From the tenor of the conversation, you would honestly believe that all advertising were a doomed enterprise. We are no longer creative, we do not have the ear of our clients, and the public do not care for us. The nation's tellies go unwatched, its cinemas are empty, its billboards tatter at the edges. What's physical is irrelevant, what's digital is fraudulent, and our influencers aren't influencing. We are blocked, bagged, ripped off, subscribed around, non-viewable, unfit for platform. Our impressions are not impressive.

Imagine being a marketer and reading this. Better yet, imagine being one of the professional services or technology companies treading the fringes of our trade, who do not seem to share our lack of confidence in the commercial value of what we do.

Data, apparently, is to blame. Data - the mere having of it - drives out original thinking, latching itself to businesses like carbon monoxide, preventing the fragile oxygen of creativity from having a chance. My fellow number-curmudgeons and I have ruined everything with our spreadsheets and our models and our research and our maths. Our dreadful machines have forced out all that is good and replaced it with (always, in this diatribe) a pair of shoes that follow you round the internet. We are fools for letting it happen to us, and our clients are fools for buying it.

In the words of that Sony ad: balls.

Sorry, but time's up. On blaming data for lack of bravery, on pummelling our industry in public, on treating our clients like fools for choosing us, and on the 'two tribes' mentality that treats our creative and our analytical people as opponents rather than collaborators.

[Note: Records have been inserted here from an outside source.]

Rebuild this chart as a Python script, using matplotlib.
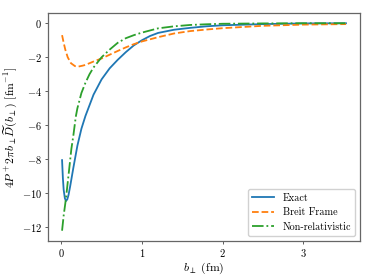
import matplotlib
matplotlib.use('Agg')
import matplotlib.pyplot as plt
from matplotlib.ticker import FuncFormatter

plt.rcParams['font.family'] = 'serif'
plt.rcParams['font.serif'] = ['cmr10', 'DejaVu Serif']
plt.rcParams['mathtext.fontset'] = 'cm'
plt.rcParams['axes.formatter.use_mathtext'] = True

# ---- data ----
b_exact = [0.01, 0.02, 0.03, 0.045, 0.06, 0.075, 0.09, 0.11, 0.15, 0.2, 0.25,
           0.3, 0.4, 0.5, 0.6, 0.7, 0.8, 0.9, 1.0, 1.1, 1.2, 1.4, 1.6, 1.8,
           2.0, 2.5, 3.0, 3.53]
d_exact = [-8.05, -9.1, -9.8, -10.3, -10.45, -10.35, -10.1, -9.6, -8.5, -7.2,
           -6.2, -5.45, -4.2, -3.3, -2.65, -2.15, -1.7, -1.3, -1.0, -0.75,
           -0.57, -0.38, -0.27, -0.18, -0.12, -0.05, -0.01, 0.0]

b_breit = [0.01, 0.03, 0.05, 0.08, 0.12, 0.17, 0.21, 0.26, 0.3, 0.4, 0.5,
           0.6, 0.7, 0.8, 0.9, 1.0, 1.2, 1.4, 1.6, 1.8, 2.0, 2.5, 3.0, 3.53]
d_breit = [-0.7, -1.15, -1.55, -2.0, -2.35, -2.52, -2.55, -2.5, -2.45, -2.25,
           -2.07, -1.85, -1.63, -1.42, -1.23, -1.07, -0.82, -0.6, -0.46, -0.37,
           -0.29, -0.15, -0.08, -0.05]

b_nonrel = [0.01, 0.03, 0.05, 0.07, 0.1, 0.125, 0.15, 0.18, 0.2, 0.25, 0.3,
            0.35, 0.4, 0.5, 0.6, 0.7, 0.8, 0.9, 1.0, 1.2, 1.4, 1.6, 1.8, 2.0,
            2.5, 3.0, 3.53]
d_nonrel = [-12.2, -11.3, -10.6, -9.8, -8.5, -7.4, -6.6, -5.5, -5.0, -4.1,
            -3.5, -3.0, -2.6, -2.0, -1.55, -1.15, -0.88, -0.7, -0.55, -0.3,
            -0.18, -0.1, -0.06, -0.03, -0.01, 0.0, 0.0]

fig = plt.figure(figsize=(3.74, 2.8), dpi=100)
ax = fig.add_axes([0.128, 0.139, 0.835, 0.815])

ax.plot(b_exact, d_exact, color='tab:blue', lw=1.3, label='Exact')
ax.plot(b_breit, d_breit, color='tab:orange', lw=1.3, ls='--', label='Breit Frame')
ax.plot(b_nonrel, d_nonrel, color='tab:green', lw=1.3, ls='-.', label='Non-relativistic')

ax.set_xticks([0, 1, 2, 3])
ax.set_yticks([0, -2, -4, -6, -8, -10, -12])
fmt = FuncFormatter(lambda v, p: f'${v:.0f}$')
ax.xaxis.set_major_formatter(fmt)
ax.yaxis.set_major_formatter(fmt)
ax.tick_params(labelsize=7.5, length=2.5, width=0.6, color='#444444', pad=2)
for s in ax.spines.values():
    s.set_color('#666666')
    s.set_linewidth(0.9)

ax.set_xlabel(r'$b_\perp\ (\mathrm{fm})$', fontsize=8.5, labelpad=1)
ax.set_ylabel(r'$4P^+ 2\pi b_\perp \widetilde{D}(b_\perp)\ [\mathrm{fm}^{-1}]$',
              fontsize=8.5, labelpad=2)

ax.legend(loc='lower right', fontsize=7.3, handlelength=2.2, framealpha=0.9)

fig.savefig('out.png', dpi=100)
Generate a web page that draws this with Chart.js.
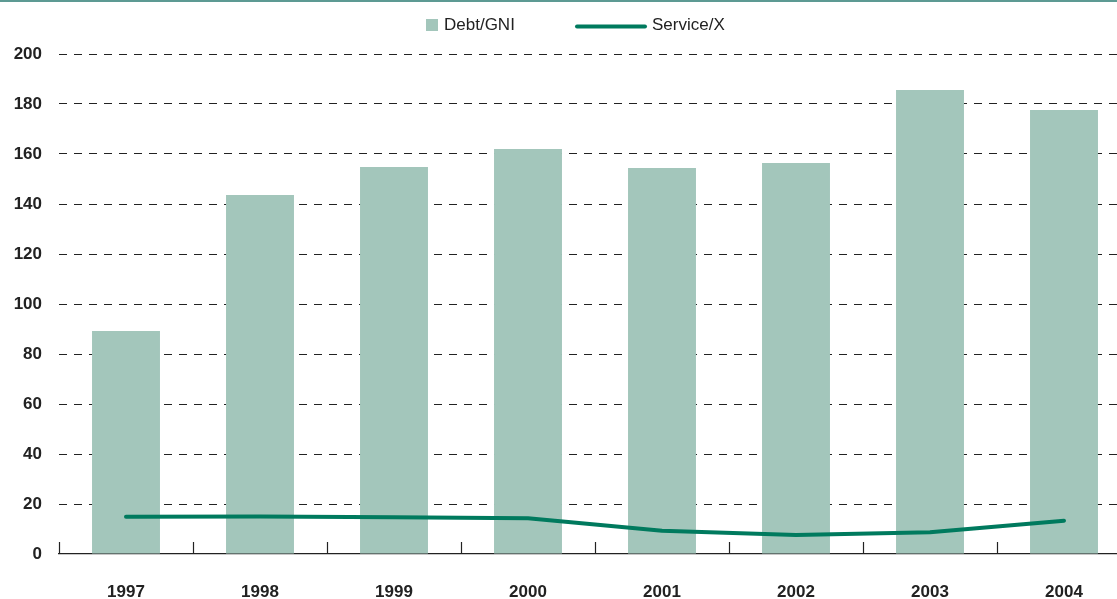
<!DOCTYPE html>
<html>
<head>
<meta charset="utf-8">
<script src="https://cdn.jsdelivr.net/npm/chart.js@4.4.1/dist/chart.umd.min.js"></script>
<style>
  html, body { margin: 0; padding: 0; overflow: hidden; background: #fff; width: 1117px; height: 599px; }
  #topline { position: absolute; left: 0; top: 0; width: 1117px; height: 2px; background: #5d9a93; z-index: 2; }
  #wrap { position: absolute; left: 0; top: 0; width: 1131px; height: 599px; }
</style>
</head>
<body>
<div id="topline"></div>
<div id="wrap"><canvas id="c" width="1131" height="599"></canvas></div>
<script>
const categories = ["1997", "1998", "1999", "2000", "2001", "2002", "2003", "2004"];
const debtGNI = [89.2, 143.6, 154.8, 162.0, 154.4, 156.4, 185.6, 177.6];
const serviceX = [14.9, 15.0, 14.7, 14.3, 9.3, 7.6, 8.7, 13.3];
const yTicks = [0, 20, 40, 60, 80, 100, 120, 140, 160, 180, 200];
const seriesNames = ["Debt/GNI", "Service/X"];

const BAR_COLOR = "#a3c6bb";
const LINE_COLOR = "#007a5e";
const FONT = "'Liberation Sans', Arial, Helvetica, sans-serif";

const legendPlugin = {
  id: "customLegend",
  afterDraw(chart) {
    const ctx = chart.ctx;
    ctx.save();
    ctx.font = "17px " + FONT;
    ctx.textBaseline = "middle";
    const cy = 25;
    let x = 426;
    ctx.fillStyle = BAR_COLOR;
    ctx.fillRect(x, cy - 6, 12, 12);
    ctx.fillStyle = "#222";
    ctx.fillText(seriesNames[0], x + 18, cy);
    x = 576;
    ctx.strokeStyle = LINE_COLOR;
    ctx.lineWidth = 4;
    ctx.lineCap = "round";
    ctx.beginPath();
    ctx.moveTo(x + 1, cy + 1.5);
    ctx.lineTo(x + 69, cy + 1.5);
    ctx.stroke();
    ctx.fillText(seriesNames[1], x + 76, cy);
    ctx.restore();
  }
};

const tickMarkPlugin = {
  id: "tickMarks",
  afterDatasetsDraw(chart) {
    const xs = chart.scales.x;
    const ys = chart.scales.y;
    const ctx = chart.ctx;
    const n = categories.length;
    const half = (xs.getPixelForValue(1) - xs.getPixelForValue(0)) / 2;
    const y0 = ys.getPixelForValue(0);
    ctx.save();
    ctx.strokeStyle = "#222";
    ctx.lineWidth = 1.2;
    for (let i = 0; i <= n; i++) {
      const px = Math.round(xs.getPixelForValue(i) - half) + 0.5;
      ctx.beginPath();
      ctx.moveTo(px, y0);
      ctx.lineTo(px, y0 - 12);
      ctx.stroke();
    }
    ctx.restore();
  }
};

new Chart(document.getElementById("c"), {
  data: {
    labels: categories,
    datasets: [
      {
        type: "line",
        label: seriesNames[1],
        data: serviceX,
        borderColor: LINE_COLOR,
        backgroundColor: LINE_COLOR,
        borderWidth: 4,
        pointRadius: 0,
        tension: 0,
        borderCapStyle: "round",
        borderJoinStyle: "round",
        order: 0
      },
      {
        type: "bar",
        label: seriesNames[0],
        data: debtGNI,
        backgroundColor: BAR_COLOR,
        borderWidth: 0,
        barPercentage: 0.507,
        categoryPercentage: 1.0,
        order: 1
      }
    ]
  },
  options: {
    responsive: false,
    animation: false,
    devicePixelRatio: 1,
    layout: { padding: { top: 54, right: 0, bottom: 0, left: 0 } },
    plugins: {
      legend: { display: false },
      tooltip: { enabled: false },
      title: { display: false }
    },
    scales: {
      x: {
        type: "category",
        offset: true,
        grid: { display: false, drawTicks: false },
        border: { display: true, color: "#222", width: 1.2 },
        ticks: {
          font: { family: FONT, size: 17, weight: "bold" },
          color: "#222",
          padding: 28,
          maxRotation: 0,
          autoSkip: false
        },
        afterFit(scale) { scale.height = 45; }
      },
      y: {
        min: 0,
        max: 200,
        afterBuildTicks(scale) { scale.ticks = yTicks.map(v => ({ value: v })); },
        grid: {
          drawTicks: false,
          color: ctx => (ctx.tick && ctx.tick.value === 0) ? "rgba(0,0,0,0)" : "#222",
          lineWidth: 1
        },
        border: { display: false, dash: [8, 7] },
        ticks: {
          font: { family: FONT, size: 17, weight: "bold" },
          color: "#222",
          padding: 17
        },
        afterFit(scale) { scale.width = 59; }
      }
    }
  },
  plugins: [legendPlugin, tickMarkPlugin]
});
</script>
</body>
</html>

No industry in the world evolves and adapts like ours. There are strains of the ebola virus with less agility and will to survive. The things we tell our clients to do every day - think round corners, organise around people, move fast with a sense of direction - are the things we do ourselves. In doing so, we create disproportionate, unfair, unreasonable gains for our clients, vastly in excess of the fire-sale value of their corporate assets. Only communications improves the value of a company merely by adjusting the perceptions of its would-be buyers. The financial value of the world's top hundred brands has more than doubled in the last decade while we sit here wondering if what we do makes any difference.

So don't tell me that data is ruining it. Analytics - the intelligent use of data - is the fastest route past the ordinary that I know. If all data told you was how to be safe and how to stay the same, there'd be no call for it. Looking deeply, clearly and thoughtfully at the numbers generated by a business, its audiences and its advertising lets us spot the un-obvious things that will lead to growth. What better way to find the space for creativity to transform our experience of a brand, whether shared or personal? What better stimulus to make something genuinely new?

But to do that, we need to be proud of our data side, and we need to hire and retain people who bring that analytical talent - human curiosity with statistical integrity - to work with them every day. To hire people who use data as a pogo stick, not a crutch - and who encourage their clients to do the same.

Our clients are as brave as we empower them to be - braver, often, since they have to stare down their sceptics across the boardroom table and defend our ideas. If we pick holes in the safety net, are we that surprised when they don't jump?

It's time to stop treating ignorance of analytics as a virtue. It doesn't make you more creative, it just makes it more likely that you're pointing your brilliance in the wrong direction. We have a vast amount of knowledge about how communications drives growth - more than our clients, more than our competitors. Let's teach our creatives to stand up for the value of evidence, our analysts and technologists the value of ideas. And let's show our clients that an agency - by definition a collection of do-ers - is a thing worth being proud of.